3D Printing With Just Sun And Sand

solar sinter markus kayser photo

Images credit Markus Kayser

In the 1967 Star Trek Episode Arena, Kirk had to scrounge around a planet and find the materials necessary to build a primitive weapon. Imagine if they were making the show today; Kirk would emulate artist Markus Kayser and build a solar powered 3D printer and just print out a phaser.

Most 3D printers use resins and lasers, but Kayser uses nothing but sun and sand.

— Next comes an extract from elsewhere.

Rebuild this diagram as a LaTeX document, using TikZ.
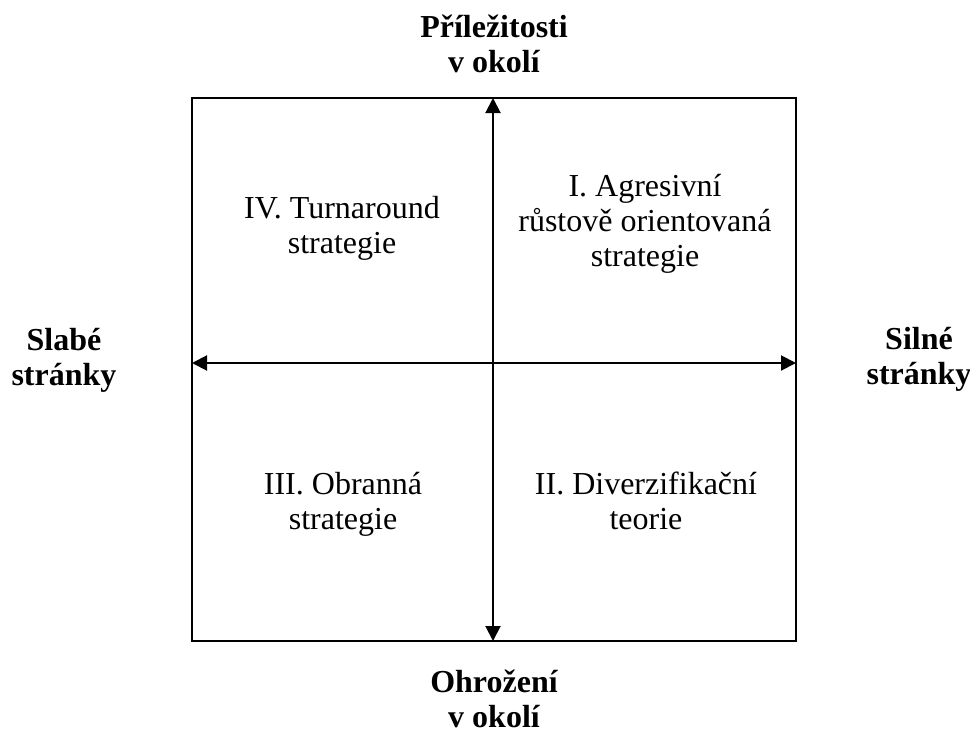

solar sinter markus kayser photo

Images credit Markus Kayser

According to Ponoko, Kayser says:

By using the sun's rays instead of a laser and sand instead of resins, I had the basis of an entirely new solar-powered machine and production process for making glass objects that taps into the abundant supplies of sun and sand to be found in the deserts of the world.

The big fresnel lenses concentrate enough heat to fuse the sand into glass; the photovoltaic panels run the electronics and the tracking motor.

solar sinter markus kayser photo

The designer explains on his website:

This process of converting a powdery substance via a heating process into a solid form is known as sintering and has in recent years become a central process in design prototyping known as 3D printing or SLS (selective laser sintering). These 3D printers use laser technology to create very precise 3D objects from a variety of powdered plastics, resins and metals - the objects being the exact physical counterparts of the computer-drawn 3D designs inputted by the designer.

Markus Kayser - Solar Sinter Project from Markus Kayser on Vimeo.

He concludes:

The machine and the results of these first experiments presented here represent the initial significant steps towards what I envisage as a new solar-powered production tool of great potential.

Indeed. The project is Kayser's thesis at the Royal College of Art; last year I thought Thomas Thwaite's Toaster Project, from the same school, was the most amazing school project I had ever seen. The RCA must be an amazing place.